Es sei eine gefährliche Situation, dass mit der Mensch-zu-Mensch-Übertragung aller vier Kladen und der außergewöhnlichen Anzahl von Zoonosen der Klade Ia so viele Varianten um die menschliche Nische konkurrierten. «Ein solcher Wettbewerb ist ein weiterer evolutionärer Antrieb für diese Viren, sich biologisch anzupassen und ihre Mensch-zu-Mensch-Übertragung zu verfeinern.»
Risiko für Kinder
Entscheidend für das Ausmaß weiterer globaler Mpox-Ausbrüche werde sein, ob das Virus einen anderen Übertragungsweg als den über sehr engen Kontakt findet und sich in weiteren Bevölkerungsgruppen etabliert. Ein besorgniserregendes Risiko sehen die beiden Experten für Übertragungen zwischen Kindern. «Die anhaltende Zunahme von Zoonosen der Klade Ia in der Demokratischen Republik Kongo betrifft vor allem Kinder, aber es gibt bisher keine Hinweise auf anhaltende Mensch-zu Mensch-Übertragung durch Netzwerke im Kindesalter.»
In einem entscheidenden Punkt unterscheiden sich Mpox und Pocken, wie Maluquer de Motes und Ulaeto auch erläutern: Das Mpox-Virus hat tierische Reservoire – was bedeutet, dass es selbst mit großangelegten Impfkampagnen nicht vollständig ausgerottet werden könnte. «Wenn die Mensch-zu-Mensch-Übertragung unterbrochen wird, bleibt das Reservoir der Nagetiere eine Quelle für neue Ausbrüche.» Der Erreger könne also immer wieder aufs Neue die globale Gesundheit bedrohen. Dass es zu weiteren weltweiten Epidemien kommt, sei wahrscheinlich.

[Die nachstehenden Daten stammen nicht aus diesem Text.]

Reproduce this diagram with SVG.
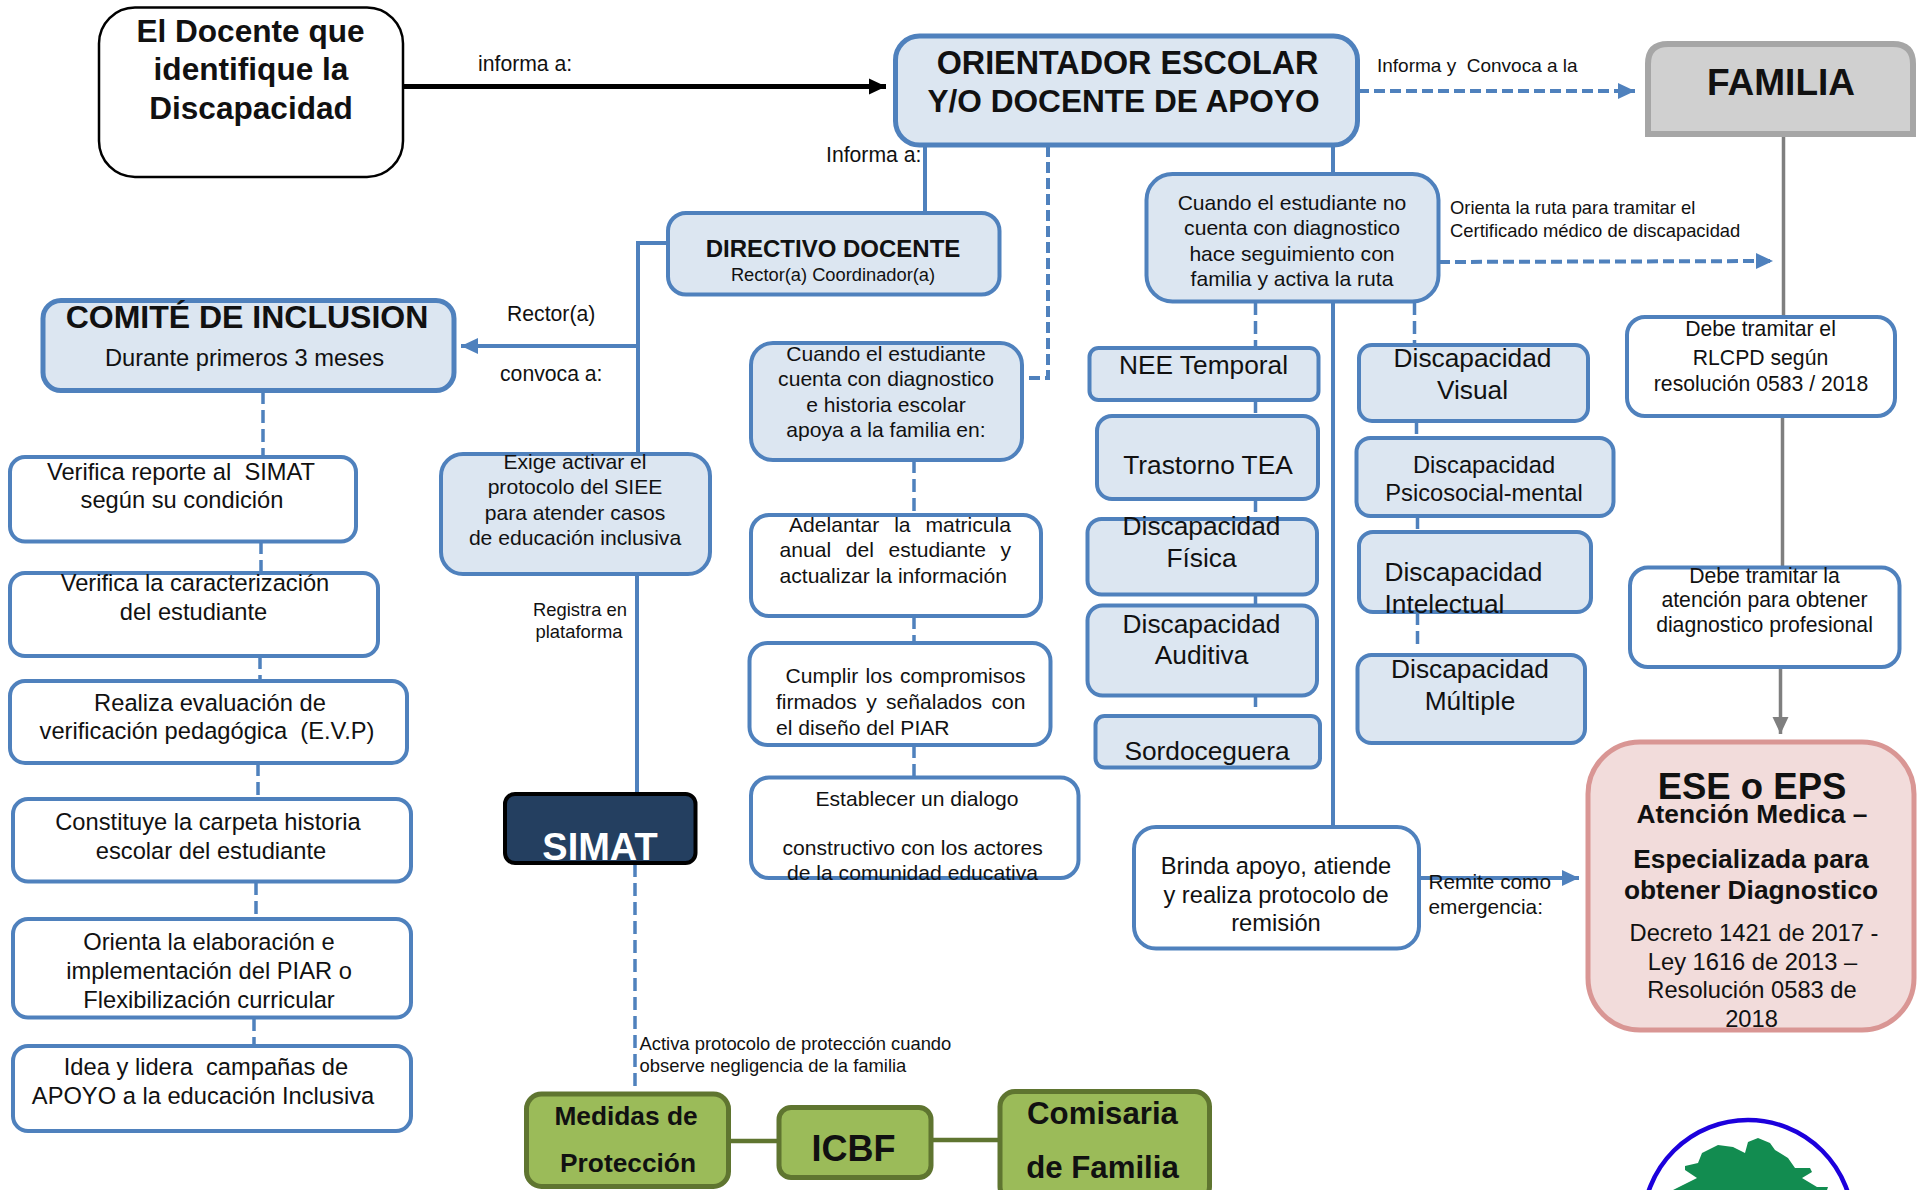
<svg xmlns="http://www.w3.org/2000/svg" width="1923" height="1190" viewBox="0 0 1923 1190">
<style>
text{font-family:"Liberation Sans",Arial,sans-serif;fill:#111;text-anchor:middle}
.l{text-anchor:start}
.b{font-weight:bold}
.f18{font-size:18.400px}.f19{font-size:18.300px}.f20{font-size:21.100px}.f21{font-size:21.200px}.f23{font-size:23.700px}.f26{font-size:26.300px}
.blue{fill:#dce6f1;stroke:#4f81bd;stroke-width:4}
.white{fill:#fff;stroke:#4f81bd;stroke-width:4}
.big{stroke-width:5}
.green{fill:#9bbb59;stroke:#5f7530;stroke-width:5}
.c{fill:none;stroke:#4f81bd;stroke-width:4}
.d{stroke-dasharray:11 5}
.t{stroke-width:3.500;stroke-dasharray:13 6}
.g{fill:none;stroke:#7f7f7f;stroke-width:3.500}
.o{fill:none;stroke:#5f7530;stroke-width:4.500}
</style>
<defs>
<marker id="ab" markerUnits="userSpaceOnUse" markerWidth="18" markerHeight="18" refX="17" refY="9" orient="auto"><path d="M0 1L17 9L0 17z" fill="#4f81bd"/></marker>
<marker id="ak" markerUnits="userSpaceOnUse" markerWidth="18" markerHeight="18" refX="17" refY="9" orient="auto"><path d="M0 1L17 9L0 17z" fill="#000"/></marker>
<marker id="ag" markerUnits="userSpaceOnUse" markerWidth="18" markerHeight="18" refX="17" refY="9" orient="auto"><path d="M0 1L17 9L0 17z" fill="#7f7f7f"/></marker>
</defs>

<g id="connectors">
<path d="M403 86.500H886" fill="none" stroke="#000" stroke-width="5" marker-end="url(#ak)"/>
<path class="c d" d="M1358 91H1635" marker-end="url(#ab)"/>
<path class="c" d="M925 146V212"/>
<path class="c d" d="M1048 146V378H1021"/>
<path class="c" d="M1333 146V175M1333 302V827"/>
<path class="c" d="M668 243H638V454"/>
<path class="c" d="M638 346H461" marker-end="url(#ab)"/>
<path class="c" d="M637 574V794"/>
<path class="c t" d="M635 864V1094"/>
<path class="c t" d="M263 391V457M261 541V573M260 656V681M258 763V799M256 882V919M254 1018V1046"/>
<path class="c t" d="M914 460V515M914 616V643M914 745V778"/>
<path class="c d" d="M1439 262L1773 261" marker-end="url(#ab)"/>
<path class="c t" d="M1255.500 302V348M1255.500 400V416M1255.500 499V518M1255.500 594V605M1255.500 695V707"/>
<path class="c t" d="M1414.500 302V345M1416.500 421V442M1417.500 516V532M1417.500 612V650"/>
<path class="g" d="M1783.500 136V317M1782.500 416V568"/>
<path class="g" d="M1780.500 667V734" marker-end="url(#ag)"/>
<path class="c" d="M1419 878H1579" marker-end="url(#ab)"/>
<path class="o" d="M729 1141H779M931 1140H1000"/>
</g>

<g id="docente">
<rect x="99" y="7.500" width="304" height="169.500" rx="36" fill="#fff" stroke="#000" stroke-width="2.500"/>
<text class="b" font-size="31.600" x="250.500" y="42">El Docente que</text>
<text class="b" font-size="31.600" x="251" y="80">identifique la</text>
<text class="b" font-size="31.600" x="251" y="119">Discapacidad</text>
</g>
<g id="orientador">
<rect class="blue big" x="895.500" y="36" width="462" height="109" rx="24"/>
<text class="b" font-size="32.300" x="1127.500" y="73.500">ORIENTADOR ESCOLAR</text>
<text class="b" font-size="31.600" x="1123.500" y="112">Y/O DOCENTE DE APOYO</text>
</g>
<g id="familia">
<path d="M1668 44H1893Q1913 44 1913 64V134H1648V64Q1648 44 1668 44Z" fill="#d0d0d0" stroke="#a6a6a6" stroke-width="6"/>
<text class="b" font-size="37" x="1781" y="94.500">FAMILIA</text>
</g>
<g id="directivo">
<rect class="blue" x="668" y="213" width="331.500" height="81.500" rx="18"/>
<text class="b" font-size="24" x="833" y="257">DIRECTIVO DOCENTE</text>
<text class="f19" x="833" y="281">Rector(a) Coordinador(a)</text>
</g>
<g id="comite">
<rect class="blue big" x="43" y="300.500" width="411" height="90" rx="18"/>
<text class="b" font-size="32" x="247" y="328">COMITÉ DE INCLUSION</text>
<text class="f23" x="244.500" y="365.500">Durante primeros 3 meses</text>
</g>
<g id="verifica-reporte">
<rect class="white" x="10" y="457" width="346" height="84.500" rx="15"/>
<text class="f23" x="181" y="480" xml:space="preserve">Verifica reporte al  SIMAT</text>
<text class="f23" x="182" y="508">según su condición</text>
</g>
<g id="verifica-caracterizacion">
<rect class="white" x="10" y="573" width="368" height="83" rx="15"/>
<text class="f23" x="195" y="591">Verifica la caracterización</text>
<text class="f23" x="193.500" y="620">del estudiante</text>
</g>
<g id="realiza">
<rect class="white" x="10" y="681" width="397" height="82" rx="15"/>
<text class="f23" x="210" y="711">Realiza evaluación de</text>
<text class="f23" x="207" y="739" xml:space="preserve">verificación pedagógica  (E.V.P)</text>
</g>
<g id="constituye">
<rect class="white" x="13" y="799" width="398" height="82.500" rx="15"/>
<text class="f23" x="208" y="830">Constituye la carpeta historia</text>
<text class="f23" x="211" y="859">escolar del estudiante</text>
</g>
<g id="orienta">
<rect class="white" x="13" y="919" width="398" height="98.500" rx="15"/>
<text class="f23" x="209" y="950">Orienta la elaboración e</text>
<text class="f23" x="209" y="979">implementación del PIAR o</text>
<text class="f23" x="209" y="1008">Flexibilización curricular</text>
</g>
<g id="idea">
<rect class="white" x="13" y="1046" width="398" height="85" rx="15"/>
<text class="f23" x="206" y="1075" xml:space="preserve">Idea y lidera  campañas de</text>
<text class="f23" x="203" y="1103.500">APOYO a la educación Inclusiva</text>
</g>
<g id="exige">
<rect class="blue" x="441" y="454" width="269" height="120" rx="22"/>
<text class="f20" x="575" y="468.500">Exige activar el</text>
<text class="f20" x="575" y="494">protocolo del SIEE</text>
<text class="f20" x="575" y="520">para atender casos</text>
<text class="f20" x="575" y="545">de educación inclusiva</text>
</g>
<g id="cuando-con">
<rect class="blue" x="751" y="343" width="271" height="117" rx="22"/>
<text class="f20" x="886" y="360.500">Cuando el estudiante</text>
<text class="f20" x="886" y="386">cuenta con diagnostico</text>
<text class="f20" x="886" y="411.500">e historia escolar</text>
<text class="f20" x="886" y="437">apoya a la familia en:</text>
</g>
<g id="adelantar">
<rect class="white" x="751" y="515" width="290" height="101" rx="18"/>
<text class="f20 l" x="789" y="532" word-spacing="9">Adelantar la matricula</text>
<text class="f20 l" x="779.500" y="557" word-spacing="8.800">anual del estudiante y</text>
<text class="f20 l" x="779.500" y="583">actualizar la información</text>
</g>
<g id="cumplir">
<rect class="white" x="749.500" y="643" width="301" height="102" rx="18"/>
<text class="f20 l" x="785.500" y="683" word-spacing="1.600">Cumplir los compromisos</text>
<text class="f20 l" x="776" y="708.500" word-spacing="3.400">firmados y señalados con</text>
<text class="f20 l" x="776" y="734.500">el diseño del PIAR</text>
</g>
<g id="establecer">
<rect class="white" x="751" y="777.500" width="327.500" height="100.500" rx="18"/>
<text class="f20 l" x="815.500" y="806">Establecer un dialogo</text>
<text class="f20 l" x="782.500" y="855">constructivo con los actores</text>
<text class="f20 l" x="787" y="880">de la comunidad educativa</text>
</g>
<g id="cuando-sin">
<rect class="blue" x="1146.500" y="174" width="292" height="127.500" rx="26"/>
<text class="f20" x="1292" y="210">Cuando el estudiante no</text>
<text class="f20" x="1292" y="235">cuenta con diagnostico</text>
<text class="f20" x="1292" y="261">hace seguimiento con</text>
<text class="f20" x="1292" y="286">familia y activa la ruta</text>
</g>
<g id="nee-temporal">
<rect class="blue" x="1089.500" y="348" width="229" height="52" rx="9"/>
<text class="f26" x="1203.500" y="373.500">NEE Temporal</text>
</g>
<g id="trastorno-tea">
<rect class="blue" x="1097" y="416" width="221" height="83" rx="15"/>
<text class="f26" x="1208" y="474">Trastorno TEA</text>
</g>
<g id="fisica">
<rect class="blue" x="1087.500" y="519" width="229.500" height="75.500" rx="14"/>
<text class="f26" x="1201.500" y="534.500">Discapacidad</text>
<text class="f26" x="1201.500" y="566.500">Física</text>
</g>
<g id="auditiva">
<rect class="blue" x="1087.500" y="605.500" width="229.500" height="90" rx="15"/>
<text class="f26" x="1201.500" y="632.500">Discapacidad</text>
<text class="f26" x="1201.500" y="664">Auditiva</text>
</g>
<g id="sordoceguera">
<rect class="blue" x="1095.500" y="716" width="224.500" height="51.500" rx="9"/>
<text class="f26" x="1207" y="759.500">Sordoceguera</text>
</g>
<g id="visual">
<rect class="blue" x="1359" y="345" width="229" height="76" rx="13"/>
<text class="f26" x="1472.500" y="366.500">Discapacidad</text>
<text class="f26" x="1472.500" y="399">Visual</text>
</g>
<g id="psicosocial">
<rect class="blue" x="1356.500" y="438" width="257" height="78" rx="14"/>
<text class="f23" x="1484" y="472.500">Discapacidad</text>
<text class="f23" x="1484" y="501">Psicosocial-mental</text>
</g>
<g id="intelectual">
<rect class="blue" x="1359" y="532" width="232" height="80" rx="14"/>
<text class="f26 l" x="1384.500" y="580.500">Discapacidad</text>
<text class="f26 l" x="1384.500" y="612.500">Intelectual</text>
</g>
<g id="multiple">
<rect class="blue" x="1357.500" y="655" width="227.500" height="88" rx="14"/>
<text class="f26" x="1470" y="677.500">Discapacidad</text>
<text class="f26" x="1470" y="709.500">Múltiple</text>
</g>
<g id="debe-tramitar-rlcpd">
<rect class="white" x="1627" y="317" width="268" height="99" rx="18"/>
<text class="f21" x="1760.500" y="335.500">Debe tramitar el</text>
<text class="f21" x="1760.500" y="364.500">RLCPD según</text>
<text class="f21" x="1761" y="391">resolución 0583 / 2018</text>
</g>
<g id="debe-tramitar-atencion">
<rect class="white" x="1630" y="567.500" width="269.500" height="99.500" rx="18"/>
<text class="f21" x="1764.500" y="582.500">Debe tramitar la</text>
<text class="f21" x="1764.500" y="607">atención para obtener</text>
<text class="f21" x="1764.500" y="632">diagnostico profesional</text>
</g>
<g id="brinda">
<rect class="white" x="1134" y="827" width="285" height="121.500" rx="22"/>
<text class="f23" x="1276" y="873.500">Brinda apoyo, atiende</text>
<text class="f23" x="1276" y="902.500">y realiza protocolo de</text>
<text class="f23" x="1276" y="931">remisión</text>
</g>
<g id="ese-eps">
<rect x="1588" y="742" width="326" height="288" rx="52" fill="#f2dcdb" stroke="#d99694" stroke-width="5"/>
<text class="b" font-size="36.500" x="1752" y="798.500">ESE o EPS</text>
<text class="b f26" x="1752" y="822.500">Atención Medica –</text>
<text class="b f26" x="1751" y="867.500">Especializada para</text>
<text class="b f26" x="1751" y="899">obtener Diagnostico</text>
<text class="f23" x="1754" y="941">Decreto 1421 de 2017 -</text>
<text class="f23" x="1752.500" y="970">Ley 1616 de 2013 –</text>
<text class="f23" x="1752" y="998">Resolución 0583 de</text>
<text class="f23" x="1751.500" y="1027">2018</text>
</g>
<g id="simat">
<rect x="505" y="794" width="190.500" height="69" rx="10" fill="#243f60" stroke="#000" stroke-width="4"/>
<text class="b" font-size="38" x="600" y="859.500" style="fill:#fff">SIMAT</text>
</g>
<g id="medidas">
<rect class="green" x="526.500" y="1094" width="202" height="92.500" rx="15"/>
<text class="b f26" x="626" y="1125">Medidas de</text>
<text class="b f26" x="628" y="1172">Protección</text>
</g>
<g id="icbf">
<rect class="green" x="779" y="1107.500" width="152" height="70" rx="12"/>
<text class="b" font-size="36" x="853.500" y="1160.500">ICBF</text>
</g>
<g id="comisaria">
<rect class="green" x="1000" y="1091.500" width="209.500" height="110" rx="15"/>
<text class="b" font-size="31.200" x="1102.500" y="1124">Comisaria</text>
<text class="b" font-size="31.200" x="1102.500" y="1177.500">de Familia</text>
</g>
<g id="labels">
<text class="f21 l" x="478" y="71">informa a:</text>
<text class="f21 l" x="826" y="162">Informa a:</text>
<text class="f19 l" x="1377" y="72" style="font-size:19px" xml:space="preserve">Informa y  Convoca a la</text>
<text class="f21 l" x="507" y="320.500">Rector(a)</text>
<text class="f21 l" x="500" y="381">convoca a:</text>
<text class="f18" x="580" y="616">Registra en</text>
<text class="f18" x="579" y="638">plataforma</text>
<text class="f18 l" x="1450" y="214">Orienta la ruta para tramitar el</text>
<text class="f18 l" x="1450" y="237">Certificado médico de discapacidad</text>
<text class="f20 l" x="1428.500" y="889" style="font-size:20.800px">Remite como</text>
<text class="f20 l" x="1428.500" y="914" style="font-size:20.800px">emergencia:</text>
<text class="f18 l" x="639.500" y="1050">Activa protocolo de protección cuando</text>
<text class="f18 l" x="639.500" y="1072">observe negligencia de la familia</text>
</g>
<g id="logo">
<circle cx="1748" cy="1225" r="105" fill="#fff" stroke="#1c00dc" stroke-width="4.500"/>
<path d="M1673 1190L1683 1185L1697 1178L1685 1170L1685 1166L1698 1163L1702 1153L1718 1145L1733 1147L1745 1153L1748 1142L1758 1138L1770 1143L1775 1150L1788 1158L1795 1168L1810 1168L1812 1172L1802 1178L1817 1187L1828 1187L1827 1190Z" fill="#128c50"/>
</g>
</svg>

Natur steht nicht freiwillig still
Die Weltgesundheitsorganisation (WHO) hatte im Februar entschieden, die Mpox-Lage weiter in die höchste Alarmstufe, als «Gesundheitliche Notlage von internationaler Tragweite» (PHEIC), einzustufen. Konkrete Folgen hat das nicht, soll aber die internationale Aufmerksamkeit erhöhen.
Werde der Kampf gegen das Virus in Afrika von der internationalen Gemeinschaft nicht verbessert und intensiviert, bleibe die Zukunft von Mpox der Natur und dem Zufall überlassen, warnen Maluquer de Motes und Ulaeto. «Über den Zufall können wir uns nicht äußern, aber unser Verständnis der Natur lässt vermuten, dass Mpox nicht stillstehen und auch nicht verschwinden wird, wenn man es in Ruhe lässt.»
Es gibt zwar schützende Impfstoffe, die das Risiko eines Krankheitsausbruchs verringern und den Verlauf der Krankheit mildern. In Afrika fehlt es jedoch an Verfügbarkeit, ebenso wie an Diagnose- und Behandlungsmöglichkeiten.